> [What you should do]: Write out the material exactly. Do not include the pictures.

***** Data section *****

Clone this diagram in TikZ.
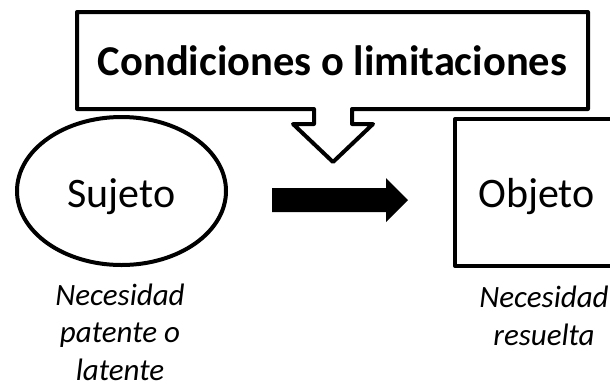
\documentclass[tikz,border=0pt]{standalone}
\usepackage{fontspec}
\setmainfont{Carlito}
\usetikzlibrary{shapes.geometric,calc}
\begin{document}
\begin{tikzpicture}[x=1pt,y=-1pt,line width=4pt,line join=round,
  bigtext/.style={font=\fontsize{42}{50}\selectfont,inner sep=0pt,text depth=0pt},
  labeltext/.style={font=\itshape\fontsize{31}{37.5}\selectfont,align=center,inner sep=0pt,anchor=base,text depth=0pt}]
\useasboundingbox (0,0) rectangle (610,384);
\clip (0,0) rectangle (610,384);
% callout
\draw (77,12) -- (588,12) -- (588,109) -- (352,109) -- (352,124) -- (373,124)
  -- (333,162) -- (293,124) -- (314,124) -- (314,109) -- (77,109) -- cycle;
\node[font=\bfseries\fontsize{42.5}{50}\selectfont,inner sep=0pt] (cond) at (332.5,61) {Condiciones o limitaciones};
% subject and object
\node[draw,ellipse,minimum width=209pt,minimum height=148pt,bigtext,text height=32pt] (suj) at (121.5,191) {Sujeto};
\node[draw,rectangle,minimum width=163pt,minimum height=147pt,bigtext,text height=30pt] (obj) at (536.5,192.5) {Objeto};
% block arrow
\coordinate (fa) at (272,200);
\coordinate (fb) at (408,200);
\fill (fa) ++(0,-12) -- ++(114,0) -- ++(0,-10) -- (fb) -- ++(-22,22) -- ++(0,-10) -- ++(-114,0) -- cycle;
% labels (anchored at the baseline of the last line)
\node[labeltext] (lsuj) at (120,380) {Necesidad\\patente o\\latente};
\node[labeltext] (lobj) at (544,345) {Necesidad\\resuelta};
\end{tikzpicture}
\end{document}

*****

> [Answer to the task]:
Clone this diagram in TikZ.
\documentclass[tikz,border=0pt]{standalone}
\usepackage{fontspec}
\setmainfont{Carlito}
\usetikzlibrary{shapes.geometric,calc}
\begin{document}
\begin{tikzpicture}[x=1pt,y=-1pt,line width=4pt,line join=round,
  bigtext/.style={font=\fontsize{42}{50}\selectfont,inner sep=0pt,text depth=0pt},
  labeltext/.style={font=\itshape\fontsize{31}{37.5}\selectfont,align=center,inner sep=0pt,anchor=base,text depth=0pt}]
\useasboundingbox (0,0) rectangle (610,384);
\clip (0,0) rectangle (610,384);
% callout
\draw (77,12) -- (588,12) -- (588,109) -- (352,109) -- (352,124) -- (373,124)
  -- (333,162) -- (293,124) -- (314,124) -- (314,109) -- (77,109) -- cycle;
\node[font=\bfseries\fontsize{42.5}{50}\selectfont,inner sep=0pt] (cond) at (332.5,61) {Condiciones o limitaciones};
% subject and object
\node[draw,ellipse,minimum width=209pt,minimum height=148pt,bigtext,text height=32pt] (suj) at (121.5,191) {Sujeto};
\node[draw,rectangle,minimum width=163pt,minimum height=147pt,bigtext,text height=30pt] (obj) at (536.5,192.5) {Objeto};
% block arrow
\coordinate (fa) at (272,200);
\coordinate (fb) at (408,200);
\fill (fa) ++(0,-12) -- ++(114,0) -- ++(0,-10) -- (fb) -- ++(-22,22) -- ++(0,-10) -- ++(-114,0) -- cycle;
% labels (anchored at the baseline of the last line)
\node[labeltext] (lsuj) at (120,380) {Necesidad\\patente o\\latente};
\node[labeltext] (lobj) at (544,345) {Necesidad\\resuelta};
\end{tikzpicture}
\end{document}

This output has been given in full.